Born in Ballygarvan, County Cork, White first played competitive hurling in his younger days. He arrived on the inter-county scene at the age of sixteen when he first linked up with the Cork minor team, before later lining out with the under-21 and intermediate sides. He made his senior debut in the 2008 National Hurling League. White has since gone on to be a regular member of the team, however, he has yet to claim any silverware.

At club level White is a Munster medallist in the junior grade with Ballygarvan. He has also won a junior championship medal with the club.

==Playing career==
===Club===

White plays his club hurling and Gaelic football with Ballygarvan and has enjoyed much success.

In 2004 White was only fifteen years-old when he started playing with the club's top team. A 3-7 to 1-12 defeat of Grenagh gave him a junior championship medal. Ballygravan later claimed the provincial crown, with White collecting a Munster medal following a 0-16 to 1-5 defeat of Tramore.

===Inter-county===

White joined the Cork minor hurling team in 2005 and made his championship debut when he came on as a substitute in a 4-28 to 0-1 trouncing of Kerry in the Munster quarter-final. He later collected his first Munster medal following a 2-18 to 1-12 defeat of Limerick.
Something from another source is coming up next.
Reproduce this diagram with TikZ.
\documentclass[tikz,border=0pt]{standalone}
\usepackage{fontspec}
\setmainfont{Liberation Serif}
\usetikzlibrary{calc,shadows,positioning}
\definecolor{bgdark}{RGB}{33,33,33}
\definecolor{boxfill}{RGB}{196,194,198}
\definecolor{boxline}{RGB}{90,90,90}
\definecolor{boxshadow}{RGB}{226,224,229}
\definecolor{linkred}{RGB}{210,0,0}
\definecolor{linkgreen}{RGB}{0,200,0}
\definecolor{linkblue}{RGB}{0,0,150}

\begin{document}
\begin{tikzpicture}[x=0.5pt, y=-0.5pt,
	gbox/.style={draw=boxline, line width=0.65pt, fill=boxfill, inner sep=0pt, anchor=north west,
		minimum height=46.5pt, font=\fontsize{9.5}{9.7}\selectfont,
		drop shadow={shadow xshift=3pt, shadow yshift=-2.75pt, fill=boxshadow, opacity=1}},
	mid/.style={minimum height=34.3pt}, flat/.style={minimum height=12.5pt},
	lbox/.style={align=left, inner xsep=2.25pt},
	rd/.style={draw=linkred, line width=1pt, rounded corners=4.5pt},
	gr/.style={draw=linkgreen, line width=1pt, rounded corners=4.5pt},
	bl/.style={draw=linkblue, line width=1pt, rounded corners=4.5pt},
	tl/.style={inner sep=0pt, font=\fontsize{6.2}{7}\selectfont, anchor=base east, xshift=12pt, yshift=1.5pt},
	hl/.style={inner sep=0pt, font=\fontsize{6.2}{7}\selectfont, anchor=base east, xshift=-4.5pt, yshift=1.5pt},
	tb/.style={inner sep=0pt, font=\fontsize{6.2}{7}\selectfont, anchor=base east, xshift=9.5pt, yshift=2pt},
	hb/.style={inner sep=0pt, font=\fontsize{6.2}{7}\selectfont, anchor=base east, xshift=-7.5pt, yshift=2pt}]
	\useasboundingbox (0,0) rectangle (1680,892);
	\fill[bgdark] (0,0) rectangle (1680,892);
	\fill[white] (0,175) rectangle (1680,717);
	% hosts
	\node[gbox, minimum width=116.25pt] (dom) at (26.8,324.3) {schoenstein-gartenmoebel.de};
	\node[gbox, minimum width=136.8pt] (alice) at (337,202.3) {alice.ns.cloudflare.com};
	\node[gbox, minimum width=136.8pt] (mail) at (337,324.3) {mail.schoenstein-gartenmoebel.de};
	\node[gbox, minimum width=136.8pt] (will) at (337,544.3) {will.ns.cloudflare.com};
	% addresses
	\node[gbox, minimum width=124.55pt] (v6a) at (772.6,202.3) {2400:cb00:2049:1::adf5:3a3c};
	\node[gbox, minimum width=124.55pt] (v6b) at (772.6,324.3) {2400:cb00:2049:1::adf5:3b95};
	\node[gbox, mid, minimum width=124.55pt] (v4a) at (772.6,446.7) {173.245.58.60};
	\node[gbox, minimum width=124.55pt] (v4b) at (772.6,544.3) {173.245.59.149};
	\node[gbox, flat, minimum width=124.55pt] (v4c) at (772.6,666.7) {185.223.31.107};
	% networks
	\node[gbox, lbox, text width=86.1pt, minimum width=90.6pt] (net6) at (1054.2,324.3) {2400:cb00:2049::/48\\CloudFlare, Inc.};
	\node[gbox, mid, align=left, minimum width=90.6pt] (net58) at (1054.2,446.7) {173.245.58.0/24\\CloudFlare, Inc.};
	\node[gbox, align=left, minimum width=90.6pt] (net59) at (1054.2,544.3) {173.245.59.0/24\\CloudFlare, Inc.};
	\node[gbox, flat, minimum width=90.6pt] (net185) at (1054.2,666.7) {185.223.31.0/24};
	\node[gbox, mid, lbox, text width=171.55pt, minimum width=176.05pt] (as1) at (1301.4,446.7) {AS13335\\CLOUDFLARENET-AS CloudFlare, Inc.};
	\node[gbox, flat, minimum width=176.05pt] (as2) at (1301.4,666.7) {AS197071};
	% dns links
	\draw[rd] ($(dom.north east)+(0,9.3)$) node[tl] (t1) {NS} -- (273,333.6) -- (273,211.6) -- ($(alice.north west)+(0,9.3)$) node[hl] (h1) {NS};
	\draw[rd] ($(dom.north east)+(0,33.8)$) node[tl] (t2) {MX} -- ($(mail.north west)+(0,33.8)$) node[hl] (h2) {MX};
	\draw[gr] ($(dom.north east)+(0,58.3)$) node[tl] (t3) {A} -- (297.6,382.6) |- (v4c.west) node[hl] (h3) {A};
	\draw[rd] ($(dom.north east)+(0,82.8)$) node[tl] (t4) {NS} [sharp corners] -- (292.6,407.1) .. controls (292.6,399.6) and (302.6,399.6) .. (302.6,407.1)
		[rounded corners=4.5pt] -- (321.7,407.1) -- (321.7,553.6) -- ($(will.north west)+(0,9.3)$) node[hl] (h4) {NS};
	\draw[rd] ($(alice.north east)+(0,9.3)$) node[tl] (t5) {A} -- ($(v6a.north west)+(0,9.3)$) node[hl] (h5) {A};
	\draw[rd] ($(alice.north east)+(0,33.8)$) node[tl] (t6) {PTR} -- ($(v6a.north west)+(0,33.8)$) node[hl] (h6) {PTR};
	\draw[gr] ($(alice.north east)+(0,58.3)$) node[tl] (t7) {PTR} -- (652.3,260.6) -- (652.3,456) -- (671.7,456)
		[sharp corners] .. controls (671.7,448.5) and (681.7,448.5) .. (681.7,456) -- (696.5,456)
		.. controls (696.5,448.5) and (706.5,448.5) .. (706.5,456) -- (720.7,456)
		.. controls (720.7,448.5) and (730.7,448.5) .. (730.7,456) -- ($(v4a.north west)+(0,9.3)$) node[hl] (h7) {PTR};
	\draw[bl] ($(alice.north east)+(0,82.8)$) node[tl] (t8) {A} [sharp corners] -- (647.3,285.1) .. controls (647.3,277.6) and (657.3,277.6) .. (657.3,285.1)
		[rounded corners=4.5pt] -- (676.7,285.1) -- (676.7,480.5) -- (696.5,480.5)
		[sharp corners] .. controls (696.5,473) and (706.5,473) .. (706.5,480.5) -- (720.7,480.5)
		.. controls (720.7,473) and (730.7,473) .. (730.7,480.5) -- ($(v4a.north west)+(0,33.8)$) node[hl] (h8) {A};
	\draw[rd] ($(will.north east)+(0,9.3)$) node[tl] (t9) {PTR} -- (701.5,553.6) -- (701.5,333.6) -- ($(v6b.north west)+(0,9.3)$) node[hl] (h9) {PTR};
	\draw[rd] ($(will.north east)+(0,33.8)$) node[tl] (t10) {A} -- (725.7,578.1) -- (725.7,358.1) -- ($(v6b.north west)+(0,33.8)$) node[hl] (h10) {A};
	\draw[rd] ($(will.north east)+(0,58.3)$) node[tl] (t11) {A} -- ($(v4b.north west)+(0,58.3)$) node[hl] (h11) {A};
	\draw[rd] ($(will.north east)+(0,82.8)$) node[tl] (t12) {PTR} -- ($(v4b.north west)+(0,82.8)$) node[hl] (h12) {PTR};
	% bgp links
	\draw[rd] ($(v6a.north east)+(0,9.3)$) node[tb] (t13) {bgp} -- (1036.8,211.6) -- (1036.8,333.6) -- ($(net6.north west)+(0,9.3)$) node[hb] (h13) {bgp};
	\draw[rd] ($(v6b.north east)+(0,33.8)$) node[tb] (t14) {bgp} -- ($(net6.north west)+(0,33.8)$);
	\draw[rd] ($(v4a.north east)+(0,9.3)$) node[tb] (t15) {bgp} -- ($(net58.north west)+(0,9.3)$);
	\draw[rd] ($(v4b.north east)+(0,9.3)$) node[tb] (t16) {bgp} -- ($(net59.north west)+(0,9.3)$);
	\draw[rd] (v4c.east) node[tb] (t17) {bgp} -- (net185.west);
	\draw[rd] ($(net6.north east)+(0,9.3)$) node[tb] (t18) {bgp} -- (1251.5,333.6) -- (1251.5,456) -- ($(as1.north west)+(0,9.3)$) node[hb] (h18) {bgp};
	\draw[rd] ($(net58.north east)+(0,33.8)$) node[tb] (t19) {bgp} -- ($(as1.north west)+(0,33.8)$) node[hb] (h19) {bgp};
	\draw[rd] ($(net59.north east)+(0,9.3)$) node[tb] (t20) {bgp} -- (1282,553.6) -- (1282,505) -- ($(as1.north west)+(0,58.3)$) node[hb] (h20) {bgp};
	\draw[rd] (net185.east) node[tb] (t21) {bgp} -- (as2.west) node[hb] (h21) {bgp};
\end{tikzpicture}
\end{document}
White was eligible for the minor grade again in 2006. A 2-20 to 1-15 defeat of Tipperary gave him a second Munster medal on the field of play.

In 2007 White made his Cork under-21 debut. On 1 August 2007 he won a Munster medal in this grade following a 1-20 to 0-10 trouncing of Waterford.
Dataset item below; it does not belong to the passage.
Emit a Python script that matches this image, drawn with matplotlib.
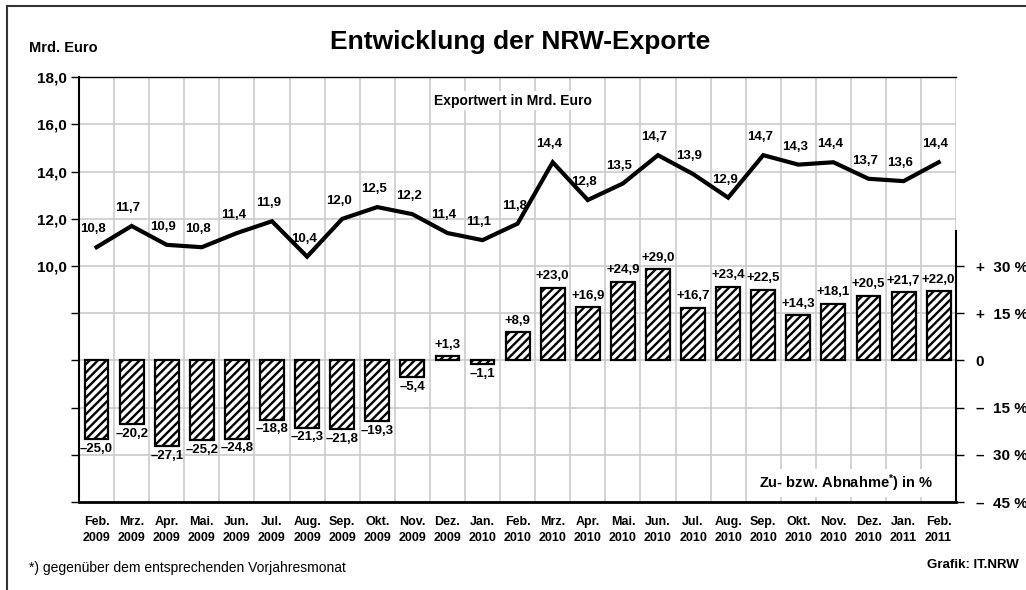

White made his senior debut with Cork during the 2008 National Hurling League, while he also linked up with the Cork intermediate hurling team.

After a number of years off the team, White returned to the Cork senior team in 2013. On 14 July 2013 White made his senior championship debut when he came on as a substitute in the Munster decider. Cork faced a 0-24 to 0-15 defeat by Limerick on that occasion. On 8 September 2013 White came on as a substitute in the All-Ireland decider against Clare. Three second-half goals through Conor Lehane, Anthony Nash and Pa Cronin, and a tenth point of the game from Patrick Horgan gave Cork a one-point lead as injury time came to an end. A last-gasp point from corner-back Domhnall O'Donovan earned Clare a 0-25 to 3-16 draw and a replay on 28 September.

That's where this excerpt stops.